Studios have always felt more comfortable. Performing live? Not so much, Rowland says. And the live debut of his own songs in May 2023 at the Slane Festival at Slane Castle in Ireland?

“Yeah, definitely if you want to talk about nerves,” he says. “That was our first show. Sarah and I were still on tour with Harry (who headlined Slane). He asked me if I wanted to do it – and how do you say no?

“So first, I said yes, and then second, I had to quickly figure it out,” Rowland says. “I can’t just sit and play a guitar by myself to 80,000 people. That’s nuts. So I didn’t do that. That’s kind of how Rob and Matt came.
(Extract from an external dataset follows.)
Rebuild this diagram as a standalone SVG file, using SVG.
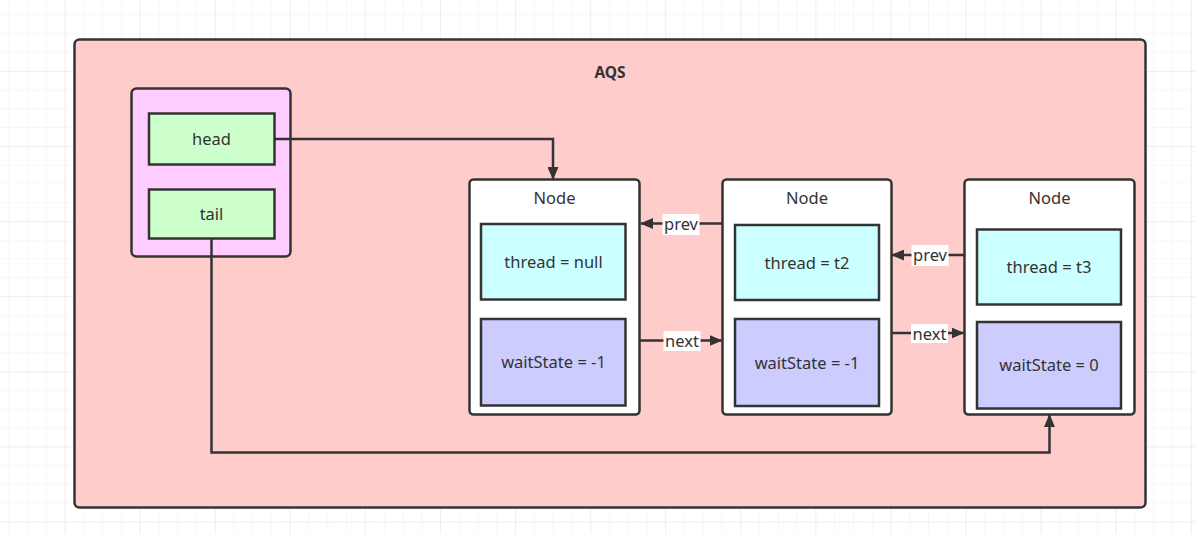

It forced us, or forced them, to decide if they wanted to play in this band and continue doing it.”

Rowland and his band played a record release show at the Troubadour in West Hollywood in October, and a second showcase in Philadelphia a week after that. And that’s it, until this tour.

“I, for the most part, would only go see shows in venues like this growing up,” Rowland says of the size of theaters his cross-country tour will hit. “So I think there’s going to be sort of a comfort level baked into being on the stage this time instead of in the audience. That’s a very familiar space to me. Much more so than the bigger places we have been playing (with Styles) for a while.”